Source code of charts:

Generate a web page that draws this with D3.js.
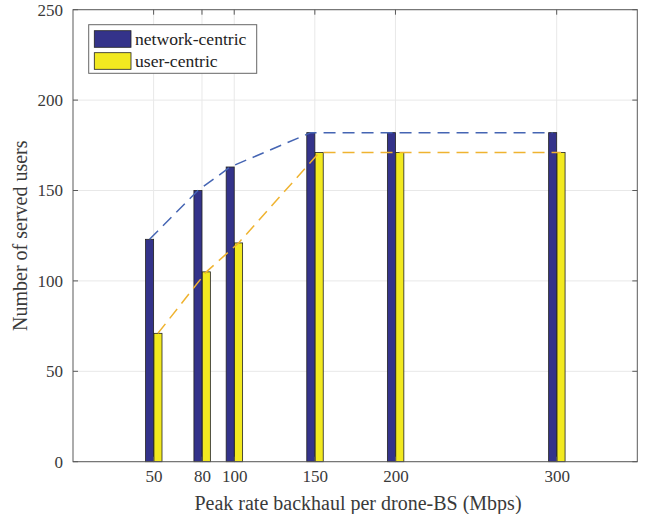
<!DOCTYPE html>
<html><head><meta charset="utf-8">
<script src="https://cdn.jsdelivr.net/npm/d3@7"></script>
<style>body{margin:0;background:#fff}svg{display:block}</style>
</head><body><svg id="c" width="651" height="514"></svg>
<script>
const rates = [50, 80, 100, 150, 200, 300];
const networkCentric = [123, 150, 163, 182, 182, 182];
const userCentric = [71, 105, 121, 171, 171, 171];
const yTicks = [0, 50, 100, 150, 200, 250];
const seriesNames = ["network-centric", "user-centric"];

const FONT = '"Liberation Serif", "Times New Roman", serif';
const svg = d3.select("#c");
const L = 73, R = 637.3, T = 9.7, B = 461.7;
const x = d3.scaleLinear().domain([0, 350]).range([L, R]);
const y = d3.scaleLinear().domain([0, 250]).range([B, T]);
const bw = 5; // bar width in data units
const cols = ["#34338a", "#f2e920"];
const lineCols = ["#4565b3", "#efb330"];
const txt = "#3a3a3a", axc = "#5a5a5a";

// grid
const g = svg.append("g");
g.selectAll(".gx").data(rates).join("line")
  .attr("x1", d => x(d)).attr("x2", d => x(d)).attr("y1", T).attr("y2", B)
  .attr("stroke", "#e8e8e8").attr("stroke-width", 1);
g.selectAll(".gy").data(yTicks).join("line")
  .attr("x1", L).attr("x2", R).attr("y1", d => y(d)).attr("y2", d => y(d))
  .attr("stroke", "#e8e8e8").attr("stroke-width", 1);

// bars
const series = [networkCentric, userCentric];
series.forEach((vals, si) => {
  svg.append("g").selectAll("rect").data(rates.map((r, i) => ({r, v: vals[i]}))).join("rect")
    .attr("x", d => si === 0 ? x(d.r - bw) : x(d.r + 0.2))
    .attr("width", x(bw) - x(0))
    .attr("y", d => y(d.v)).attr("height", d => y(0) - y(d.v))
    .attr("fill", cols[si]).attr("stroke", "#222").attr("stroke-width", 0.8);
});

// dashed lines through bar centres
series.forEach((vals, si) => {
  const off = si === 0 ? -bw / 2 : bw / 2 + 0.2;
  const line = d3.line().x(d => x(d.r + off)).y(d => y(d.v));
  svg.append("path").datum(rates.map((r, i) => ({r, v: vals[i]})))
    .attr("d", line).attr("fill", "none").attr("stroke", lineCols[si])
    .attr("stroke-width", 1.5).attr("stroke-dasharray", "12,7");
});

// axes
const xAxis = d3.axisBottom(x).tickValues(rates).tickSize(0).tickPadding(8).tickFormat(d3.format("d"));
const yAxis = d3.axisLeft(y).tickValues(yTicks).tickSize(0).tickPadding(10).tickFormat(d3.format("d"));
const xa = svg.append("g").attr("transform", `translate(0,${B})`).call(xAxis);
const ya = svg.append("g").attr("transform", `translate(${L},0)`).call(yAxis);
[xa, ya].forEach(a => {
  a.select(".domain").remove();
  a.selectAll("text").style("font-family", FONT).style("font-size", "17px").attr("fill", txt);
});
// inward ticks
const tl = 5;
svg.append("g").selectAll("line").data(rates).join("line")
  .attr("x1", d => x(d)).attr("x2", d => x(d)).attr("y1", B).attr("y2", B - tl).attr("stroke", axc);
svg.append("g").selectAll("line").data(rates).join("line")
  .attr("x1", d => x(d)).attr("x2", d => x(d)).attr("y1", T).attr("y2", T + tl).attr("stroke", axc);
svg.append("g").selectAll("line").data(yTicks).join("line")
  .attr("x1", L).attr("x2", L + tl).attr("y1", d => y(d)).attr("y2", d => y(d)).attr("stroke", axc);
svg.append("g").selectAll("line").data(yTicks).join("line")
  .attr("x1", R).attr("x2", R - tl).attr("y1", d => y(d)).attr("y2", d => y(d)).attr("stroke", axc);
// box
svg.append("rect").attr("x", L).attr("y", T).attr("width", R - L).attr("height", B - T)
  .attr("fill", "none").attr("stroke", axc).attr("stroke-width", 1);

// labels
svg.append("text").attr("x", 358).attr("y", 510).attr("text-anchor", "middle")
  .style("font-family", FONT).style("font-size", "20px").attr("fill", txt)
  .text("Peak rate backhaul per drone-BS (Mbps)");
svg.append("text").attr("transform", `translate(27,${(T + B) / 2}) rotate(-90)`)
  .attr("text-anchor", "middle").style("font-family", FONT).style("font-size", "20px").attr("fill", txt)
  .text("Number of served users");

// legend
const lg = svg.append("g");
lg.append("rect").attr("x", 88.7).attr("y", 24.7).attr("width", 168).attr("height", 48.6)
  .attr("fill", "#fff").attr("stroke", "#666").attr("stroke-width", 1);
seriesNames.forEach((n, i) => {
  lg.append("rect").attr("x", 94.3).attr("y", 30.7 + i * 22).attr("width", 36.7).attr("height", 16.6)
    .attr("fill", cols[i]).attr("stroke", "#222").attr("stroke-width", 0.8);
  lg.append("text").attr("x", 135).attr("y", 45 + i * 22)
    .style("font-family", FONT).style("font-size", "17.6px").attr("fill", "#222").text(n);
});
</script></body></html>
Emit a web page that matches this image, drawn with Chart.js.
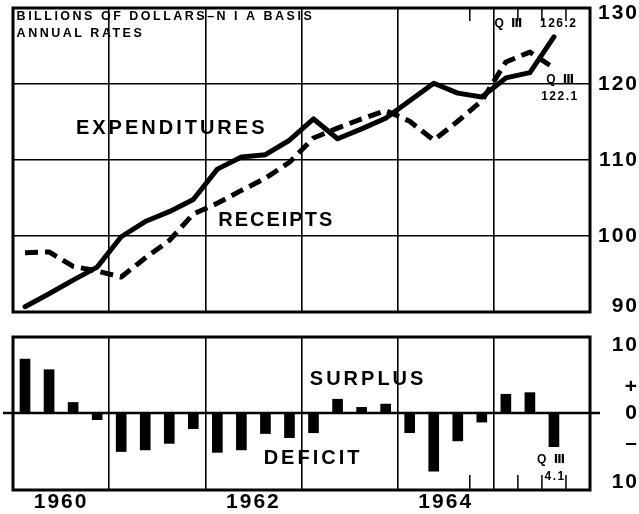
<!DOCTYPE html>
<html>
<head>
<meta charset="utf-8">
<script src="https://cdn.jsdelivr.net/npm/chart.js@4/dist/chart.umd.min.js"></script>
<style>
  body { margin: 0; background: #fff; }
  #wrap { position: relative; width: 639px; height: 514px; overflow: hidden; background: #fff; }
  #chart-top { position: absolute; left: 0; top: -10px; }
  #chart-bottom { position: absolute; left: 0; top: 320px; }
</style>
</head>
<body>
<div id="wrap">
  <canvas id="chart-top" width="639" height="332"></canvas>
  <canvas id="chart-bottom" width="639" height="194"></canvas>
</div>
<script>
// quarterly, 1960 Q1 .. 1965 Q4
var quarters = [
  '1960 Q1', '1960 Q2', '1960 Q3', '1960 Q4',
  '1961 Q1', '1961 Q2', '1961 Q3', '1961 Q4',
  '1962 Q1', '1962 Q2', '1962 Q3', '1962 Q4',
  '1963 Q1', '1963 Q2', '1963 Q3', '1963 Q4',
  '1964 Q1', '1964 Q2', '1964 Q3', '1964 Q4',
  '1965 Q1', '1965 Q2', '1965 Q3', '1965 Q4'
];
var yearLabels = ['1960', '1962', '1964'];

// billions of dollars, NIA basis, annual rates
var expenditures = [90.7, 92.4, 94.2, 95.9, 99.9, 101.9, 103.2, 104.8, 108.8, 110.4, 110.7, 112.6,
                    115.4, 112.8, 114.1, 115.5, 117.8, 120.1, 118.8, 118.3, 120.8, 121.5, 126.2, null];
var receipts     = [97.8, 97.9, 96.0, 95.4, 94.6, 97.1, 99.4, 102.9, 104.3, 106.0, 107.6, 109.7,
                    112.9, 114.2, 115.4, 116.5, 115.1, 112.6, 115.1, 117.8, 122.9, 124.2, 122.1, null];
// surplus (+) or deficit (-)
var surplus      = [6.6, 5.3, 1.3, -0.8, -4.7, -4.5, -3.7, -1.9, -4.8, -4.5, -2.5, -3.0,
                    -2.4, 1.7, 0.7, 1.1, -2.4, -7.1, -3.4, -1.1, 2.3, 2.5, -4.1, null];

var topTickValues = [90.7, 100, 110, 120, 129.3];
var topTickLabels = ['90', '100', '110', '120', '130'];
var bottomTickValues = [8.3, 3.2, 0, -3.7, -8.5];
var bottomTickLabels = ['10', '+', '0', '\u2013', '10'];
var quarterMarks = [19, 21, 22, 23];

var FONT = "'Liberation Sans', 'DejaVu Sans', sans-serif";
var BLACK = '#000';
var NONE = 'rgba(0,0,0,0)';

function xAxis(showLabels) {
  return {
    type: 'category',
    offset: true,
    grid: {
      offset: true,
      drawTicks: false,
      lineWidth: 1.6,
      color: function (c) { return (c.index % 4 === 0) ? BLACK : NONE; }
    },
    border: { display: false },
    ticks: {
      display: showLabels,
      autoSkip: false,
      maxRotation: 0,
      padding: 0,
      labelOffset: 12,
      color: BLACK,
      font: { family: FONT, weight: 'bold', size: 21 },
      callback: function (v, i) {
        var q = quarters[i];
        var yr = q.slice(0, 4);
        return (q.slice(-2) === 'Q2' && yearLabels.indexOf(yr) >= 0) ? yr : '';
      }
    },
    afterFit: function (s) {
      s.height = showLabels ? 24 : 0;
      s.paddingLeft = 0; s.paddingRight = 0;
    }
  };
}

function fixY(s) {
  s.width = 49;
  s.paddingTop = 0; s.paddingBottom = 0;
}

// thick frame + quarter marks + zero line
var framePlugin = {
  id: 'frame',
  beforeDatasetsDraw: function (chart, args, opts) {
    var ctx = chart.ctx, a = chart.chartArea, x = chart.scales.x, y = chart.scales.y;
    ctx.save();
    ctx.strokeStyle = BLACK;
    if (opts.zero) {
      var zy = y.getPixelForValue(0);
      ctx.lineWidth = 2.5;
      ctx.beginPath();
      ctx.moveTo(a.left - 10, zy);
      ctx.lineTo(a.right + 10, zy);
      ctx.stroke();
    }
    ctx.lineWidth = 1.5;
    quarterMarks.forEach(function (k) {
      var px = (x.getPixelForValue(k - 1) + x.getPixelForValue(k)) / 2;
      ctx.beginPath();
      if (opts.marksTop) { ctx.moveTo(px, a.top); ctx.lineTo(px, a.top + 13); }
      else { ctx.moveTo(px, a.bottom); ctx.lineTo(px, a.bottom - 15); }
      ctx.stroke();
    });
    ctx.lineWidth = 3;
    ctx.strokeRect(a.left, a.top, a.right - a.left, a.bottom - a.top);
    ctx.restore();
  }
};

// text notes placed in data coordinates
var notesPlugin = {
  id: 'notes',
  beforeDraw: function (chart) { chart.ctx.letterSpacing = '2px'; },
  afterDraw: function (chart, args, opts) {
    var ctx = chart.ctx, x = chart.scales.x, y = chart.scales.y;
    var span = x.getPixelForValue(1) - x.getPixelForValue(0);
    opts.items.forEach(function (n) {
      ctx.save();
      ctx.fillStyle = BLACK;
      ctx.font = 'bold ' + n.size + 'px ' + FONT;
      ctx.letterSpacing = n.spacing + 'px';
      ctx.textAlign = n.align || 'center';
      ctx.textBaseline = 'middle';
      var px = x.getPixelForValue(0) + n.x * span;
      ctx.fillText(n.text, px, y.getPixelForValue(n.y));
      ctx.restore();
    });
  }
};

new Chart(document.getElementById('chart-top').getContext('2d'), {
  type: 'line',
  data: {
    labels: quarters,
    datasets: [{
      label: 'Expenditures',
      data: expenditures,
      borderColor: BLACK,
      borderWidth: 5,
      pointRadius: 0,
      tension: 0,
      borderJoinStyle: 'round',
      borderCapStyle: 'round'
    }, {
      label: 'Receipts',
      data: receipts,
      borderColor: BLACK,
      borderWidth: 5,
      borderDash: [13, 7],
      pointRadius: 0,
      tension: 0,
      borderJoinStyle: 'round'
    }]
  },
  options: {
    responsive: false,
    animation: false,
    layout: { padding: { top: 18, left: 13, right: 0, bottom: 10 } },
    plugins: {
      legend: { display: false },
      tooltip: { enabled: false },
      frame: { marksTop: true },
      notes: {
        items: [
          { text: 'BILLIONS OF DOLLARS\u2013N I A BASIS', x: -0.35, y: 128.9, size: 12.5, spacing: 2.5, align: 'left' },
          { text: 'ANNUAL RATES', x: -0.35, y: 126.7, size: 12.5, spacing: 2.5, align: 'left' },
          { text: 'EXPENDITURES', x: 6.1, y: 114.2, size: 20, spacing: 3 },
          { text: 'RECEIPTS', x: 10.45, y: 102.0, size: 20, spacing: 2 },
          { text: 'Q \u2162', x: 20.15, y: 127.9, size: 12, spacing: 2 },
          { text: '126.2', x: 22.2, y: 127.9, size: 12, spacing: 1.5 },
          { text: 'Q \u2162', x: 22.3, y: 120.6, size: 12, spacing: 2 },
          { text: '122.1', x: 22.25, y: 118.3, size: 12, spacing: 1.5 }
        ]
      }
    },
    scales: {
      x: xAxis(false),
      y: {
        position: 'right',
        min: 90,
        max: 130,
        afterBuildTicks: function (s) { s.ticks = topTickValues.map(function (v) { return { value: v }; }); },
        grid: {
          drawTicks: false,
          lineWidth: 1.6,
          color: function (c) { return (c.index > 0 && c.index < topTickValues.length - 1) ? BLACK : NONE; }
        },
        border: { display: false },
        ticks: {
          padding: 6,
          crossAlign: 'far',
          color: BLACK,
          font: { family: FONT, weight: 'bold', size: 21 },
          callback: function (v, i) { return topTickLabels[i]; }
        },
        afterFit: fixY
      }
    }
  },
  plugins: [framePlugin, notesPlugin]
});

new Chart(document.getElementById('chart-bottom').getContext('2d'), {
  type: 'bar',
  data: {
    labels: quarters,
    datasets: [{
      label: 'Surplus or deficit',
      data: surplus,
      backgroundColor: BLACK,
      barThickness: 10
    }]
  },
  options: {
    responsive: false,
    animation: false,
    layout: { padding: { top: 17, left: 13, right: 0, bottom: 0 } },
    plugins: {
      legend: { display: false },
      tooltip: { enabled: false },
      frame: { zero: true, marksTop: false },
      notes: {
        items: [
          { text: 'SURPLUS', x: 14.27, y: 4.1, size: 20, spacing: 3 },
          { text: 'DEFICIT', x: 11.98, y: -5.5, size: 20, spacing: 3 },
          { text: 'Q \u2162', x: 21.92, y: -5.7, size: 12, spacing: 2 },
          { text: '4.1', x: 22.05, y: -7.8, size: 12, spacing: 1.5 }
        ]
      }
    },
    scales: {
      x: xAxis(true),
      y: {
        position: 'right',
        min: -9.4,
        max: 9.3,
        afterBuildTicks: function (s) { s.ticks = bottomTickValues.map(function (v) { return { value: v }; }); },
        grid: { display: false, drawTicks: false },
        border: { display: false },
        ticks: {
          padding: 16,
          crossAlign: 'far',
          color: BLACK,
          font: { family: FONT, weight: 'bold', size: 21 },
          callback: function (v, i) { return bottomTickLabels[i]; }
        },
        afterFit: fixY
      }
    }
  },
  plugins: [framePlugin, notesPlugin]
});
</script>
</body>
</html>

- **What you will do**
From the line that has "Emit a web page" through the line that has "var yearLabels = ['1960', '1962', '1964'];", reproduce each line exactly as it stands and nothing else; do not include any pictures.

- **The output**
Emit a web page that matches this image, drawn with Chart.js.
<!DOCTYPE html>
<html>
<head>
<meta charset="utf-8">
<script src="https://cdn.jsdelivr.net/npm/chart.js@4/dist/chart.umd.min.js"></script>
<style>
  body { margin: 0; background: #fff; }
  #wrap { position: relative; width: 639px; height: 514px; overflow: hidden; background: #fff; }
  #chart-top { position: absolute; left: 0; top: -10px; }
  #chart-bottom { position: absolute; left: 0; top: 320px; }
</style>
</head>
<body>
<div id="wrap">
  <canvas id="chart-top" width="639" height="332"></canvas>
  <canvas id="chart-bottom" width="639" height="194"></canvas>
</div>
<script>
// quarterly, 1960 Q1 .. 1965 Q4
var quarters = [
  '1960 Q1', '1960 Q2', '1960 Q3', '1960 Q4',
  '1961 Q1', '1961 Q2', '1961 Q3', '1961 Q4',
  '1962 Q1', '1962 Q2', '1962 Q3', '1962 Q4',
  '1963 Q1', '1963 Q2', '1963 Q3', '1963 Q4',
  '1964 Q1', '1964 Q2', '1964 Q3', '1964 Q4',
  '1965 Q1', '1965 Q2', '1965 Q3', '1965 Q4'
];
var yearLabels = ['1960', '1962', '1964'];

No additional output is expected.